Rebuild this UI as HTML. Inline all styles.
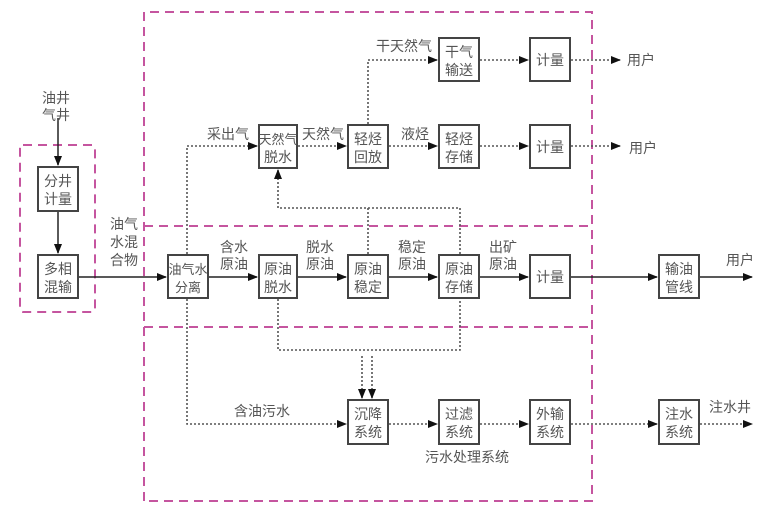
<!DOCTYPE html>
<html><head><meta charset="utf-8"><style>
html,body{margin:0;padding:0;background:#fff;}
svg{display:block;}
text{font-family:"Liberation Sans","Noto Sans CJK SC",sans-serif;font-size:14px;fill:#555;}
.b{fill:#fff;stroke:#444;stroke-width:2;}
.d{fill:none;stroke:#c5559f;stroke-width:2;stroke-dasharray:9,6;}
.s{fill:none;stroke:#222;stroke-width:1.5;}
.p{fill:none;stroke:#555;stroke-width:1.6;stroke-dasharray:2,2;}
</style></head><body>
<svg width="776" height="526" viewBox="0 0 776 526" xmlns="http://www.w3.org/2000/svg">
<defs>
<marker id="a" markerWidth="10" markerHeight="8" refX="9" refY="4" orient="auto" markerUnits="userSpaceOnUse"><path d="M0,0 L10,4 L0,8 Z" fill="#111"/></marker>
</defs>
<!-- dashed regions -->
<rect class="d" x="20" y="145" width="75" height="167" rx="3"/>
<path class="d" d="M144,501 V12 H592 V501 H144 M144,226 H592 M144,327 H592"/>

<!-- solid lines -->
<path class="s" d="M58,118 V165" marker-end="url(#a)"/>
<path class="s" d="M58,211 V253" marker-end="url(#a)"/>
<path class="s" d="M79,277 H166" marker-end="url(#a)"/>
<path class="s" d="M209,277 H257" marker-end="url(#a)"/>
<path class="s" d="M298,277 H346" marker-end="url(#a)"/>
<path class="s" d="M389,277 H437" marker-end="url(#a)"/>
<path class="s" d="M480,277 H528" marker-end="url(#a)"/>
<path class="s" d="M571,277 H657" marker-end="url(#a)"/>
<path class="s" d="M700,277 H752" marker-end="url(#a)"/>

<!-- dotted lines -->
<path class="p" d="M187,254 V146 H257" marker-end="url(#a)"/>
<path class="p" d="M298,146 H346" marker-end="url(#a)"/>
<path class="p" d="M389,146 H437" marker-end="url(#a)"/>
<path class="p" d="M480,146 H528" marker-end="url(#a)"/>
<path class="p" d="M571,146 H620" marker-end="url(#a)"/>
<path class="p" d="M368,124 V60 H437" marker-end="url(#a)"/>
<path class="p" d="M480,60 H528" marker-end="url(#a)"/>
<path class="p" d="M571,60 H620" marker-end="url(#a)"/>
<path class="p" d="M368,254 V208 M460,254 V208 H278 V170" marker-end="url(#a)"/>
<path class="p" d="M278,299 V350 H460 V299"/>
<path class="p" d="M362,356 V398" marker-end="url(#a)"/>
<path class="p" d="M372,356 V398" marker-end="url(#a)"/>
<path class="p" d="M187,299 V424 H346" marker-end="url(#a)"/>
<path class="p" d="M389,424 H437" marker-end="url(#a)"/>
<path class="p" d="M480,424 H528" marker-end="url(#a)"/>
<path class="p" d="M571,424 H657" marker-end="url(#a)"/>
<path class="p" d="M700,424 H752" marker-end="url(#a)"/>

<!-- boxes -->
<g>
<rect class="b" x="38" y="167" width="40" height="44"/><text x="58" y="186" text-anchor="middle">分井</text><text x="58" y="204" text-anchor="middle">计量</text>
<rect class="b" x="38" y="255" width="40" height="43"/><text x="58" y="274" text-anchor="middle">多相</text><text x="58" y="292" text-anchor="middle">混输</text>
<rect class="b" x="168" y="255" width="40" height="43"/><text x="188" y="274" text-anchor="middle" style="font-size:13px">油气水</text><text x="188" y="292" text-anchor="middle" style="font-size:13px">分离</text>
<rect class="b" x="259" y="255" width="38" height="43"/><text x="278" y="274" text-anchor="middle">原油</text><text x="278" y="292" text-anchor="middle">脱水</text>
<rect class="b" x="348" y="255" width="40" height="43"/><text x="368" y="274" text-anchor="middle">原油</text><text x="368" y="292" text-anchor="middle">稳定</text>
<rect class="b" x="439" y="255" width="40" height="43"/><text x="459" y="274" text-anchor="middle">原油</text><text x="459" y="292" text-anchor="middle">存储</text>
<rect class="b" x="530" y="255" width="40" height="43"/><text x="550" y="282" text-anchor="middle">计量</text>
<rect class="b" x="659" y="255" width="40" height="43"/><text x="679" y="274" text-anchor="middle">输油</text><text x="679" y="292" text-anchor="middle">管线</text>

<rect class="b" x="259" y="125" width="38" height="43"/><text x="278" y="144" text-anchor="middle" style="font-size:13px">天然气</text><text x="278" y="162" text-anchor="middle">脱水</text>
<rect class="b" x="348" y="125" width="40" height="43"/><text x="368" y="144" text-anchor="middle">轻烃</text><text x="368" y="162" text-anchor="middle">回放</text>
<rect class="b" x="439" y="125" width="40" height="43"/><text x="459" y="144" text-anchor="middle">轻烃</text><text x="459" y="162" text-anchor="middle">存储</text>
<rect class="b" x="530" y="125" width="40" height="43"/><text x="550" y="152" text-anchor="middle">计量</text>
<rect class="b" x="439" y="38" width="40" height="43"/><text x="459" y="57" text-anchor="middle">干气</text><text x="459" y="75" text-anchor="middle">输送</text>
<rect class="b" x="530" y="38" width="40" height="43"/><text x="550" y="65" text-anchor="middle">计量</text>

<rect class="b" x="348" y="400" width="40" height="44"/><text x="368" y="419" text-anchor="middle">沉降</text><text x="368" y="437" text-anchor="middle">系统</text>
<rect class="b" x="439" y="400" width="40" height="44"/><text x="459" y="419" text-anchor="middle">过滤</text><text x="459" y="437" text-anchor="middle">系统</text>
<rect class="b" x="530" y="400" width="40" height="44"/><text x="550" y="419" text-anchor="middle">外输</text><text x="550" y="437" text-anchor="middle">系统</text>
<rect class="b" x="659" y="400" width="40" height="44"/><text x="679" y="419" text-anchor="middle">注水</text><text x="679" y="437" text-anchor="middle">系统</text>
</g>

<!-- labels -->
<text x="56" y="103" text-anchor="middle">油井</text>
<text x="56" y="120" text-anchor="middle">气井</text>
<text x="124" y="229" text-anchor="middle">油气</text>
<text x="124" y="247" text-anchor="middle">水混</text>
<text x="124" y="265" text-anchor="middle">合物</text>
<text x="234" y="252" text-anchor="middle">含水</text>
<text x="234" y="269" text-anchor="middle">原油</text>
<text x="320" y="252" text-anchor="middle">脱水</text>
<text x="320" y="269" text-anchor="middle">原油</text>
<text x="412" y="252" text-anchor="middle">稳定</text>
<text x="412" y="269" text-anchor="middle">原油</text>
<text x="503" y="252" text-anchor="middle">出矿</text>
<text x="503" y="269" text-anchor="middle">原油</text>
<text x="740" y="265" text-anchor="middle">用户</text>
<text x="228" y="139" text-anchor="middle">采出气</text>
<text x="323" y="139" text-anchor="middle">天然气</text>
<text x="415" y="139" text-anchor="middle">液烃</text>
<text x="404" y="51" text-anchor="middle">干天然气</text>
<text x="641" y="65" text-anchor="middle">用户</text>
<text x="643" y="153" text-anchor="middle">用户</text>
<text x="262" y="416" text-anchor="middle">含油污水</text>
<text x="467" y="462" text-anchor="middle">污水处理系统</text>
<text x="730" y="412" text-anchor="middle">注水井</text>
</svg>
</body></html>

============

> **WHAT TO DO**
Retype everything in the material word for word, minus pictures.

> **TASK SOLUTION**
Rebuild this UI as HTML. Inline all styles.
<!DOCTYPE html>
<html><head><meta charset="utf-8"><style>
html,body{margin:0;padding:0;background:#fff;}
svg{display:block;}
text{font-family:"Liberation Sans","Noto Sans CJK SC",sans-serif;font-size:14px;fill:#555;}
.b{fill:#fff;stroke:#444;stroke-width:2;}
.d{fill:none;stroke:#c5559f;stroke-width:2;stroke-dasharray:9,6;}
.s{fill:none;stroke:#222;stroke-width:1.5;}
.p{fill:none;stroke:#555;stroke-width:1.6;stroke-dasharray:2,2;}
</style></head><body>
<svg width="776" height="526" viewBox="0 0 776 526" xmlns="http://www.w3.org/2000/svg">
<defs>
<marker id="a" markerWidth="10" markerHeight="8" refX="9" refY="4" orient="auto" markerUnits="userSpaceOnUse"><path d="M0,0 L10,4 L0,8 Z" fill="#111"/></marker>
</defs>
<!-- dashed regions -->
<rect class="d" x="20" y="145" width="75" height="167" rx="3"/>
<path class="d" d="M144,501 V12 H592 V501 H144 M144,226 H592 M144,327 H592"/>

<!-- solid lines -->
<path class="s" d="M58,118 V165" marker-end="url(#a)"/>
<path class="s" d="M58,211 V253" marker-end="url(#a)"/>
<path class="s" d="M79,277 H166" marker-end="url(#a)"/>
<path class="s" d="M209,277 H257" marker-end="url(#a)"/>
<path class="s" d="M298,277 H346" marker-end="url(#a)"/>
<path class="s" d="M389,277 H437" marker-end="url(#a)"/>
<path class="s" d="M480,277 H528" marker-end="url(#a)"/>
<path class="s" d="M571,277 H657" marker-end="url(#a)"/>
<path class="s" d="M700,277 H752" marker-end="url(#a)"/>

<!-- dotted lines -->
<path class="p" d="M187,254 V146 H257" marker-end="url(#a)"/>
<path class="p" d="M298,146 H346" marker-end="url(#a)"/>
<path class="p" d="M389,146 H437" marker-end="url(#a)"/>
<path class="p" d="M480,146 H528" marker-end="url(#a)"/>
<path class="p" d="M571,146 H620" marker-end="url(#a)"/>
<path class="p" d="M368,124 V60 H437" marker-end="url(#a)"/>
<path class="p" d="M480,60 H528" marker-end="url(#a)"/>
<path class="p" d="M571,60 H620" marker-end="url(#a)"/>
<path class="p" d="M368,254 V208 M460,254 V208 H278 V170" marker-end="url(#a)"/>
<path class="p" d="M278,299 V350 H460 V299"/>
<path class="p" d="M362,356 V398" marker-end="url(#a)"/>
<path class="p" d="M372,356 V398" marker-end="url(#a)"/>
<path class="p" d="M187,299 V424 H346" marker-end="url(#a)"/>
<path class="p" d="M389,424 H437" marker-end="url(#a)"/>
<path class="p" d="M480,424 H528" marker-end="url(#a)"/>
<path class="p" d="M571,424 H657" marker-end="url(#a)"/>
<path class="p" d="M700,424 H752" marker-end="url(#a)"/>

<!-- boxes -->
<g>
<rect class="b" x="38" y="167" width="40" height="44"/><text x="58" y="186" text-anchor="middle">分井</text><text x="58" y="204" text-anchor="middle">计量</text>
<rect class="b" x="38" y="255" width="40" height="43"/><text x="58" y="274" text-anchor="middle">多相</text><text x="58" y="292" text-anchor="middle">混输</text>
<rect class="b" x="168" y="255" width="40" height="43"/><text x="188" y="274" text-anchor="middle" style="font-size:13px">油气水</text><text x="188" y="292" text-anchor="middle" style="font-size:13px">分离</text>
<rect class="b" x="259" y="255" width="38" height="43"/><text x="278" y="274" text-anchor="middle">原油</text><text x="278" y="292" text-anchor="middle">脱水</text>
<rect class="b" x="348" y="255" width="40" height="43"/><text x="368" y="274" text-anchor="middle">原油</text><text x="368" y="292" text-anchor="middle">稳定</text>
<rect class="b" x="439" y="255" width="40" height="43"/><text x="459" y="274" text-anchor="middle">原油</text><text x="459" y="292" text-anchor="middle">存储</text>
<rect class="b" x="530" y="255" width="40" height="43"/><text x="550" y="282" text-anchor="middle">计量</text>
<rect class="b" x="659" y="255" width="40" height="43"/><text x="679" y="274" text-anchor="middle">输油</text><text x="679" y="292" text-anchor="middle">管线</text>

<rect class="b" x="259" y="125" width="38" height="43"/><text x="278" y="144" text-anchor="middle" style="font-size:13px">天然气</text><text x="278" y="162" text-anchor="middle">脱水</text>
<rect class="b" x="348" y="125" width="40" height="43"/><text x="368" y="144" text-anchor="middle">轻烃</text><text x="368" y="162" text-anchor="middle">回放</text>
<rect class="b" x="439" y="125" width="40" height="43"/><text x="459" y="144" text-anchor="middle">轻烃</text><text x="459" y="162" text-anchor="middle">存储</text>
<rect class="b" x="530" y="125" width="40" height="43"/><text x="550" y="152" text-anchor="middle">计量</text>
<rect class="b" x="439" y="38" width="40" height="43"/><text x="459" y="57" text-anchor="middle">干气</text><text x="459" y="75" text-anchor="middle">输送</text>
<rect class="b" x="530" y="38" width="40" height="43"/><text x="550" y="65" text-anchor="middle">计量</text>

<rect class="b" x="348" y="400" width="40" height="44"/><text x="368" y="419" text-anchor="middle">沉降</text><text x="368" y="437" text-anchor="middle">系统</text>
<rect class="b" x="439" y="400" width="40" height="44"/><text x="459" y="419" text-anchor="middle">过滤</text><text x="459" y="437" text-anchor="middle">系统</text>
<rect class="b" x="530" y="400" width="40" height="44"/><text x="550" y="419" text-anchor="middle">外输</text><text x="550" y="437" text-anchor="middle">系统</text>
<rect class="b" x="659" y="400" width="40" height="44"/><text x="679" y="419" text-anchor="middle">注水</text><text x="679" y="437" text-anchor="middle">系统</text>
</g>

<!-- labels -->
<text x="56" y="103" text-anchor="middle">油井</text>
<text x="56" y="120" text-anchor="middle">气井</text>
<text x="124" y="229" text-anchor="middle">油气</text>
<text x="124" y="247" text-anchor="middle">水混</text>
<text x="124" y="265" text-anchor="middle">合物</text>
<text x="234" y="252" text-anchor="middle">含水</text>
<text x="234" y="269" text-anchor="middle">原油</text>
<text x="320" y="252" text-anchor="middle">脱水</text>
<text x="320" y="269" text-anchor="middle">原油</text>
<text x="412" y="252" text-anchor="middle">稳定</text>
<text x="412" y="269" text-anchor="middle">原油</text>
<text x="503" y="252" text-anchor="middle">出矿</text>
<text x="503" y="269" text-anchor="middle">原油</text>
<text x="740" y="265" text-anchor="middle">用户</text>
<text x="228" y="139" text-anchor="middle">采出气</text>
<text x="323" y="139" text-anchor="middle">天然气</text>
<text x="415" y="139" text-anchor="middle">液烃</text>
<text x="404" y="51" text-anchor="middle">干天然气</text>
<text x="641" y="65" text-anchor="middle">用户</text>
<text x="643" y="153" text-anchor="middle">用户</text>
<text x="262" y="416" text-anchor="middle">含油污水</text>
<text x="467" y="462" text-anchor="middle">污水处理系统</text>
<text x="730" y="412" text-anchor="middle">注水井</text>
</svg>
</body></html>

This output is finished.